This post is just a brief reminder of what American “exceptionalism” has come to: The U.S. is exceptional in short lives.
This graph[1] shows the historical trajectory in expected lifespans for the U.S. and several large, affluent, western, democratic, “peer” countries. (You can choose other peer countries from Our World in Data; it won’t change the story.) Generally, lifespans have been growing. However: In the 1970s American lifespans were lengthening roughly in pace with those of peer countries. Then in the 1980s the U.S. and Denmark started falling behind. From 2000 on, Denmark rejoined the peer countries while the U.S. fell further and further behind. Even before the American disaster that was Covid, the U.S. was exceptional among western nations in how young its people died.
Why?
This baleful American exceptionalism was long visible, if not as extreme as in 2021. In 2011, a panel of the National Research Council convened to describe and explain it. (Things worsened after 2011 and then crashed during Covid.) How did the NRC panel understand the situation revealed in this graph?
It’s not just that Americans are dying young, they are dying at exceptionally high rates for a wide variety of medical causes: infant and childbearing mortality, accidents, gun deaths, drug overdoses and poisonings, neurological issues, and cardiovascular diseases. In 2011, the American disadvantage was especially noticeable for those under 50, but the immunity of the elderly has eroded since.
Why has this happened? The easy answers are wrong. It’s not the lack of money—the U.S. spends more per capita on health than any of our peers—but perhaps on how we spend our money. It’s not because there are poor people, racial minorities, and immigrants in America. Even affluent, non-Hispanic White Americans have shorter lives than the average members of our peer countries. (And immigrants here are generally healthier than the native-born.)
The American death crisis is so broad, the NRC concluded, that its sources must be systemic and fundamental:[2]
- the distinctively patchwork health system we have;
- our distinctive habits—Americans are more obese, increasingly so, more likely to be drug-addicted, less likely to visit doctors than other westerners;
- and our distinctive culture, with its prioritizing individual autonomy over expertise, authority, and the collective good (as exemplified in low rates of child immunizations and the unnecessary Covid deaths after the vaccine arrived). Can this culture change?
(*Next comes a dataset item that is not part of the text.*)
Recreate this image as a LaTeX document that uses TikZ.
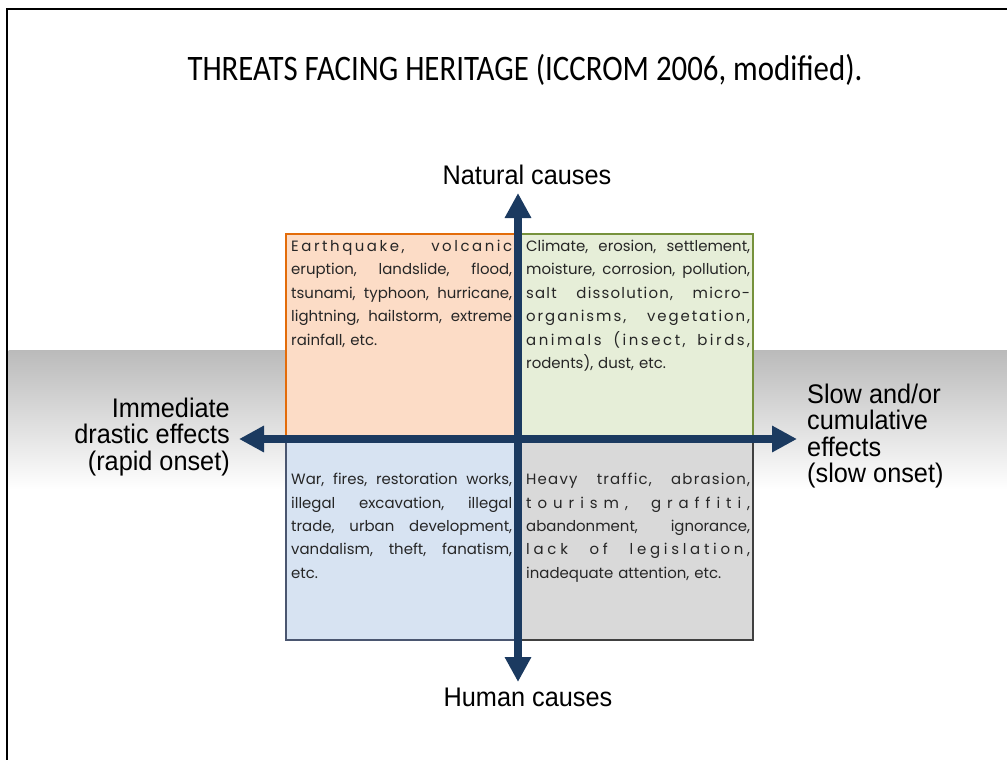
\documentclass[tikz,border=0pt]{standalone}
\usepackage{fontspec}
\setmainfont{Liberation Sans}
\newfontfamily\titlefont[FakeStretch=0.86]{Carlito}
\newfontfamily\labfont[FakeStretch=0.94]{Liberation Sans}
\newfontfamily\qfontfam{Poppins}
\newfontfamily\lsA[LetterSpace=8]{Poppins}
\newfontfamily\lsB[LetterSpace=13]{Poppins}
\newfontfamily\lsG[LetterSpace=17]{Poppins}
\newfontfamily\lsE[LetterSpace=25]{Poppins}
\newfontfamily\lsF[LetterSpace=40]{Poppins}
\newcommand\qfont{\qfontfam\fontsize{15}{23.5}\selectfont}
\newlength\qw
\newcommand\jl[1]{\hbox to \qw{#1}\par}
\newcommand\nl[1]{\hbox{#1}}
\usetikzlibrary{arrows.meta}
\definecolor{navy}{HTML}{1B3A60}
\definecolor{orline}{HTML}{E36C0A}
\definecolor{orfill}{HTML}{FCDCC6}
\definecolor{grline}{HTML}{76923C}
\definecolor{grfill}{HTML}{E6EED8}
\definecolor{blline}{HTML}{4A5670}
\definecolor{blfill}{HTML}{D7E3F2}
\definecolor{gyline}{HTML}{404040}
\definecolor{gyfill}{HTML}{D9D9D9}
\tikzset{
  quad/.style={draw, line width=2bp, inner sep=0, anchor=north west},
  qtext/.style={anchor=north west, inner sep=0, align=left, font=\qfont, text=black!85, text width=#1,
    execute at begin node={\setlength\qw{#1}}},
  lab/.style={font=\labfont\fontsize{27}{26.5}\selectfont, inner sep=0},
  axis/.style={draw=navy, line width=8bp, {Triangle[width=25bp,length=25bp]}-{Triangle[width=25bp,length=25bp]}}
}
\def\s{\hfill}
\begin{document}
\begin{tikzpicture}[x=1bp,y=-1bp]
\useasboundingbox (0,0) rectangle (1007,760);
% frame
\draw[line width=2.5bp] (7,760) -- (7,9) -- (1007,9);
% gray band
\shade[top color=black!27, bottom color=white] (8.5,350) rectangle (1007,490);
% title
\node[font=\titlefont\fontsize{36}{40}\selectfont, inner sep=0] (title) at (525,70) {THREATS FACING HERITAGE (ICCROM 2006, modified).};
% quadrants
\node[quad, draw=orline, fill=orfill, minimum width=233bp, minimum height=206bp] (tl) at (285,233) {};
\node[quad, draw=grline, fill=grfill, minimum width=234bp, minimum height=206bp] (tr) at (518,233) {};
\node[quad, draw=blline, fill=blfill, minimum width=233bp, minimum height=200bp] (bl) at (285,439) {};
\node[quad, draw=gyline, fill=gyfill, minimum width=234bp, minimum height=200bp] (br) at (518,439) {};
% quadrant texts
\node[qtext=221bp] (tltext) at (291,240) {\jl{\lsG Earthquake,\s volcanic}\jl{eruption,\s landslide,\s flood,}\jl{tsunami,\s typhoon,\s hurricane,}\jl{lightning,\s hailstorm,\s extreme}\nl{rainfall, etc.}};
\node[qtext=224bp] (trtext) at (526,240) {\jl{Climate,\s erosion,\s settlement,}\jl{moisture,\s corrosion,\s pollution,}\jl{\lsA salt\s dissolution,\s micro-}\jl{\lsB organisms,\s vegetation,}\jl{\lsG animals\s (insect,\s birds,}\nl{rodents), dust, etc.}};
\node[qtext=221bp] (bltext) at (291,473) {\jl{War,\s fires,\s restoration\s works,}\jl{illegal\s excavation,\s illegal}\jl{trade,\s urban\s development,}\jl{vandalism,\s theft,\s fanatism,}\nl{etc.}};
\node[qtext=224bp] (brtext) at (526,473) {\jl{\lsA Heavy\s traffic,\s abrasion,}\jl{\lsF tourism,\s graffiti,}\jl{abandonment,\s ignorance,}\jl{\lsE lack\s of\s legislation,}\nl{inadequate attention, etc.}};
% axes
\coordinate (ntip) at (518,193);
\coordinate (stip) at (518,682);
\coordinate (wtip) at (239,439);
\coordinate (etip) at (797,439);
\draw[axis] (stip) -- (ntip);
\draw[axis] (wtip) -- (etip);
% labels
\node[lab] (nat) at (527,175) {Natural causes};
\node[lab] (hum) at (528,697) {Human causes};
\node[lab, align=right, anchor=east] (left) at (230,437) {Immediate\\drastic effects\\(rapid onset)};
\node[lab, align=left, anchor=west] (right) at (807,436) {Slow and/or\\cumulative\\effects\\(slow onset)};
\end{tikzpicture}
\end{document}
P.S. Just received this announcement: the National Institute of Aging just published a Notice of Special Interest (NOSI) – U.S. Health in the International Perspective (NOT-AG-24-004). It is designed to stimulate applications for conducting research that examines mechanisms and causes behind the increasing U.S. health disadvantage, which refers to worsening life expectancies and health outcomes in the U.S. compared to other countries.
—— NOTES —
[1] “Data Page: Life expectancy at birth”, part of the following publication: Saloni Dattani, Lucas Rodés-Guirao, Hannah Ritchie, Esteban Ortiz-Ospina and Max Roser (2023) – “Life Expectancy”. Data adapted from Human Mortality Database, United Nations, Zijdeman et al., James C. Riley. Retrieved from https://ourworldindata.org/grapher/life-expectancy.
[2] Specifically, NRC summarizes these findings (p. 207):
- The U.S. health system suffers from a large uninsured population, financial barriers to care, a shortage of primary care providers, and potentially important gaps in the quality of care (Chapter 4). • Americans have a higher prevalence of certain unhealthy behaviors involving caloric intake, sedentary behavior, drug use, unprotected sex, driving without seatbelts, and the use of firearms (Chapter 5). • The United States lags in educational achievement, and it has high income inequality and poverty rates and lower social mobility than most other high-income countries (Chapter 6). • Americans live in an obesogenic built environment that discourages physical activity, and they live in more racially segregated communities (see Chapter 7).